Actionable Takeaways
- For all commercial contracts involving a Hong Kong party, include an HKIAC Model Arbitration Clause and a separate clause providing for mediation before arbitration, as this structure preserves the right to enforce a mediated settlement under the Singapore Mediation Convention.
- If you are a party to a domestic arbitration agreement, check whether the agreement expressly excludes the right to appeal on a question of law under Section 101 of the Arbitration Ordinance; failure to do so may expose the finality of the award.

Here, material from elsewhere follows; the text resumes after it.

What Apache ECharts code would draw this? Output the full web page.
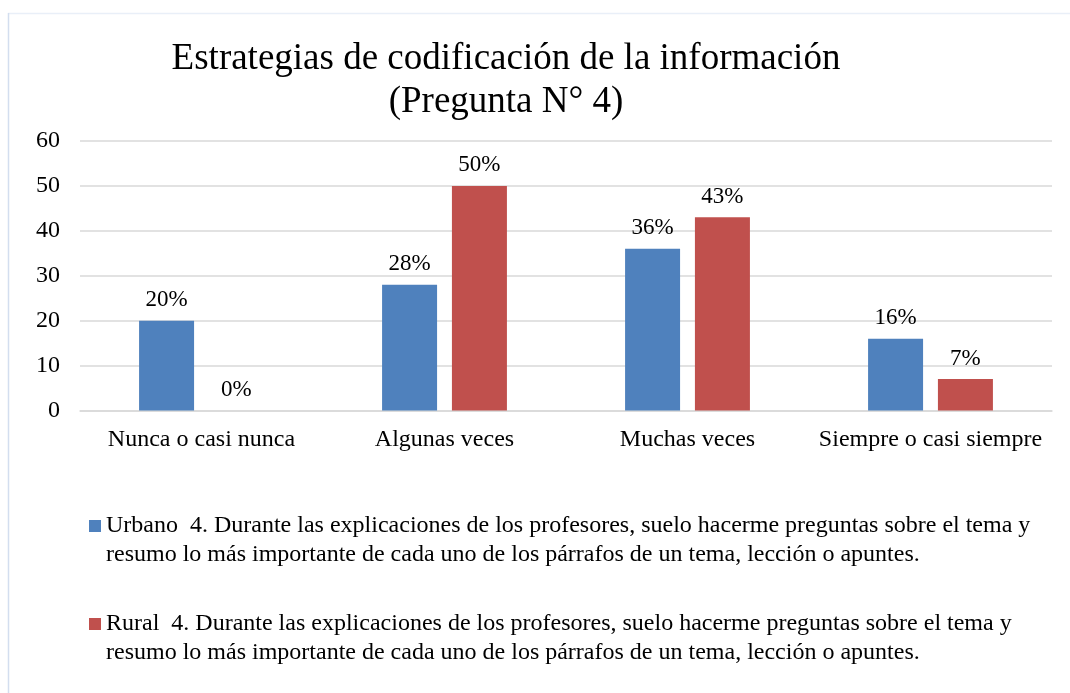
<!DOCTYPE html>
<html>
<head>
<meta charset="utf-8">
<script src="https://cdn.jsdelivr.net/npm/echarts@6/dist/echarts.min.js"></script>
<style>
html,body{margin:0;padding:0;background:#fff;}
#chart{width:1070px;height:693px;}
</style>
</head>
<body>
<div id="chart"></div>
<script>
const titleLines = ['Estrategias de codificación de la información', '(Pregunta N° 4)'];
const categories = ['Nunca o casi nunca', 'Algunas veces', 'Muchas veces', 'Siempre o casi siempre'];
const urbanoName = 'Urbano  4. Durante las explicaciones de los profesores, suelo hacerme preguntas sobre el tema y\nresumo lo más importante de cada uno de los párrafos de un tema, lección o apuntes.';
const ruralName = 'Rural  4. Durante las explicaciones de los profesores, suelo hacerme preguntas sobre el tema y\nresumo lo más importante de cada uno de los párrafos de un tema, lección o apuntes.';
const urbanoValues = [20, 28, 36, 16];
const ruralValues = [0, 50, 43, 7];
const yTicks = { min: 0, max: 60, interval: 10 };

const FONT = '"Liberation Serif", "Times New Roman", serif';
const TXT = '#000000';

const chart = echarts.init(document.getElementById('chart'));
const labelOpt = {
  show: true,
  position: 'top',
  distance: 9,
  formatter: p => p.value + '%',
  color: TXT,
  fontFamily: FONT,
  fontSize: 23
};
chart.setOption({
  animation: false,
  backgroundColor: '#ffffff',
  textStyle: { fontFamily: FONT, color: TXT },
  graphic: [
    { type: 'line', shape: { x1: 8, y1: 13.5, x2: 1070, y2: 13.5 }, style: { stroke: '#e9eff8', lineWidth: 1.5 }, silent: true },
    { type: 'line', shape: { x1: 8.5, y1: 13, x2: 8.5, y2: 693 }, style: { stroke: '#d3deef', lineWidth: 1.5 }, silent: true },
    {
      type: 'text', x: 506, y: 38, silent: true,
      style: {
        text: titleLines.join('\n'),
        x: 0, y: 0,
        textAlign: 'center',
        fill: TXT,
        font: '37px ' + FONT,
        lineHeight: 43
      }
    }
  ],
  grid: { left: 80, right: 18, top: 141, bottom: 282.5, containLabel: false },
  legend: {
    orient: 'vertical',
    left: 89,
    top: 482.5,
    padding: 0,
    itemGap: 11,
    itemWidth: 12,
    itemHeight: 12,
    itemStyle: { borderWidth: 0 },
    selectedMode: false,
    icon: 'rect',
    formatter: name => '\n' + name,
    textStyle: { fontFamily: FONT, fontSize: 24, color: TXT, lineHeight: 29 },
    data: [urbanoName, ruralName]
  },
  xAxis: {
    type: 'category',
    data: categories,
    axisTick: { show: false },
    axisLine: { lineStyle: { color: '#d9d9d9', width: 1.5 } },
    axisLabel: { color: TXT, fontFamily: FONT, fontSize: 24, margin: 17, interval: 0 }
  },
  yAxis: {
    type: 'value',
    min: yTicks.min, max: yTicks.max, interval: yTicks.interval,
    axisLine: { show: false },
    axisTick: { show: false },
    splitLine: { lineStyle: { color: '#d9d9d9', width: 1.5 } },
    axisLabel: { color: TXT, fontFamily: FONT, fontSize: 24, margin: 20 }
  },
  series: [
    { name: urbanoName, type: 'bar', data: urbanoValues, barWidth: 55, barGap: '27%', itemStyle: { color: '#4f81bd' }, label: labelOpt },
    { name: ruralName, type: 'bar', data: ruralValues, barWidth: 55, itemStyle: { color: '#c0504d' }, label: labelOpt }
  ]
});
</script>
</body>
</html>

- When entering mediation, ensure that all participants sign a written mediation agreement that explicitly acknowledges the statutory duty of confidentiality under Section 8 of the Mediation Ordinance, as this is the strongest protection against disclosure in subsequent proceedings.
- To obtain the same enforceability as a court judgment, convert any mediated settlement agreement into a consent summons or a Tomlin order in the relevant court, or into a consent arbitral award under Section 67 of the Arbitration Ordinance.
- Before refusing a court-ordered mediation information session, obtain independent legal advice on the potential costs consequences; the Court of Appeal’s decision in H v W (2024) confirms that unreasonable refusal can lead to a costs penalty regardless of the outcome of the case.